One cause for forebulge formation is loading of the continental lithosphere by ice sheets during continental glaciations. Because of the removal of the ice sheets, the formerly-glaciated areas are currently rising in a phenomenon known as post-glacial rebound. Because of the coupling of the mantle with the plates, data from post-glacial rebound are used as a direct probe of the viscosity of the upper mantle. As the ice melts and the land under it rises by isostatic recovery, the forebulge also subsides. Forebulge subsidence is the reason why the Netherlands and parts of southern England are still slowly sinking.[1] One estimate is that the centre of the North Sea rose by about 170 m (558 ft) during the Ice Age because of forebulging.[2]


Collisions between tectonic plates and island arcs lead to loading and flexure of the lithosphere.
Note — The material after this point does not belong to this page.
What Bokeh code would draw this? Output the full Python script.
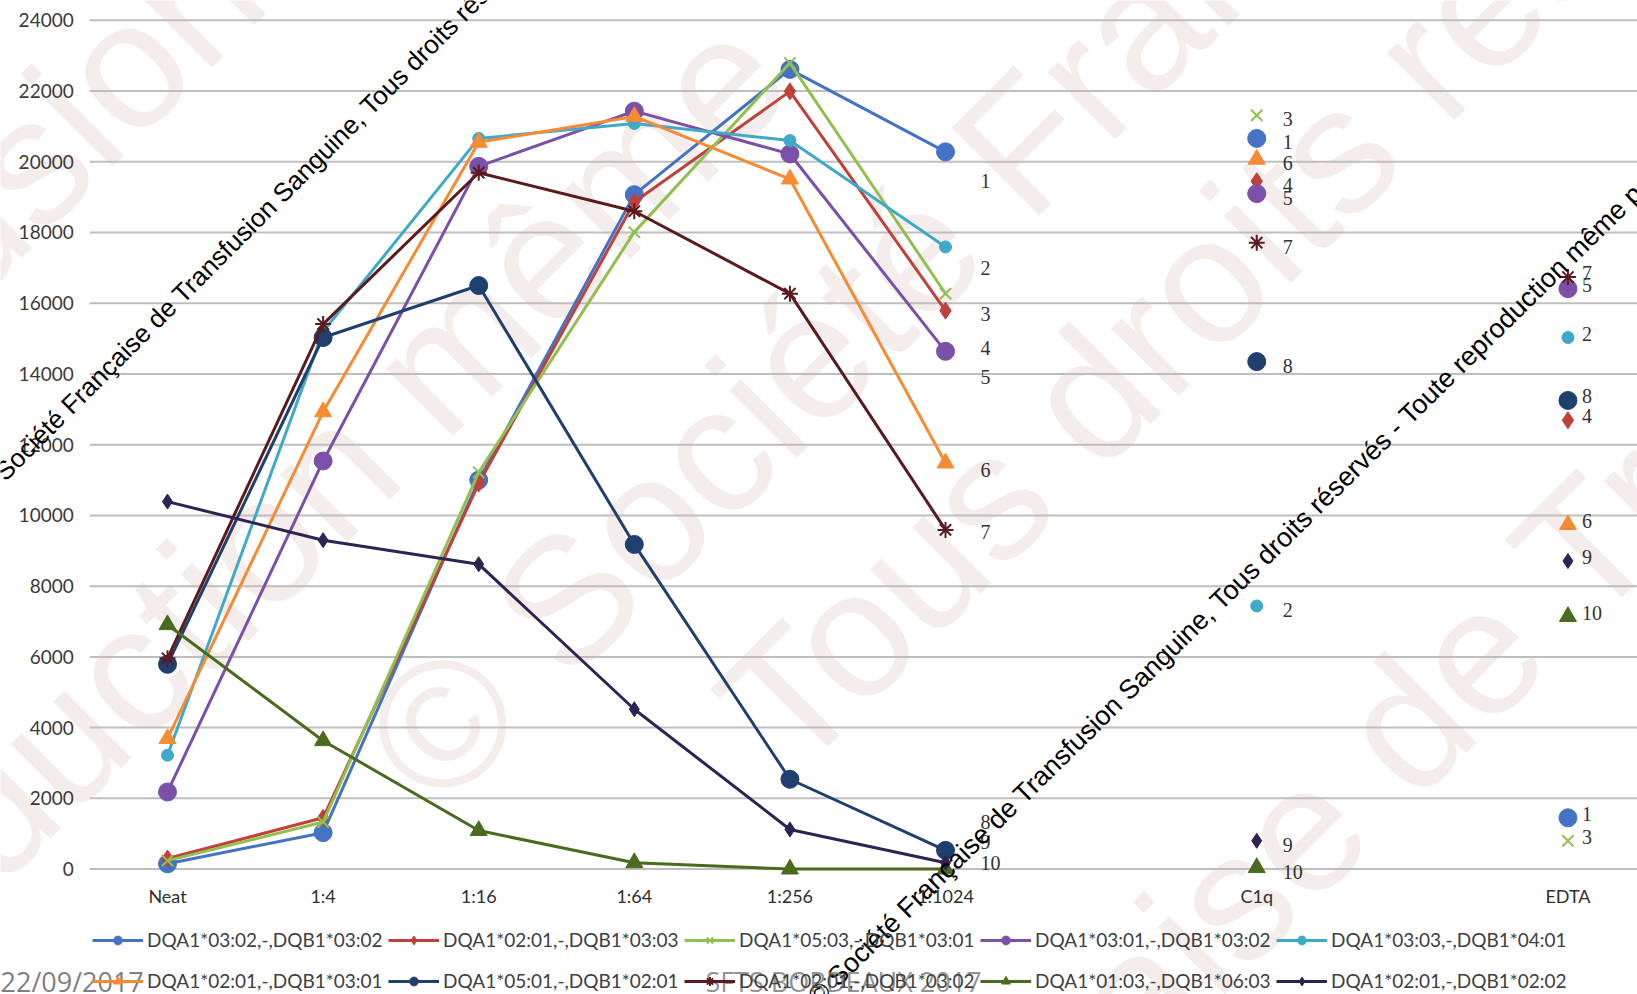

The flexure produces a significant forebulge, which divides a forearc basin and a back arc basin.


The existence of a forebulge is predicted by the solution to the equations for the flexure of a thin elastic beam or plate (the lithosphere). The magnitude of the flexure goes as an exponentially decaying sinusoid. The lithosphere is therefore anomalously high at a flexural half-wavelength past the load; the flexural wavelength is determined in large part by the elastic thickness of the lithosphere.


  1. ^ p54 in Doggerland: a Speculative Survey, by B.J.Coles, Proceedings of the Prehistoric Society, #64 1998 pp 45-81.
  2. ^ Glacial deposits of Britain and Europe: general overview, by D.Ehlers, P.Gibbard, & Tj.C.E van Weering, 1979: in Glacial Deposits in Britain and Ireland, edited by J.Ehlers, P.Gibbard, & J.Rose, pp 493-501, Rotterdam: Balkema.
  • Deglaciation, Earth crustal behaviour and sea level changes in the determination of insularity: a perspective from Ireland, by R.J.N.Devoy: in Island Britain: A Quaternary Perspective, edited by R.C.Preece, pp 181–208, London: Geological Society Special Publication 96.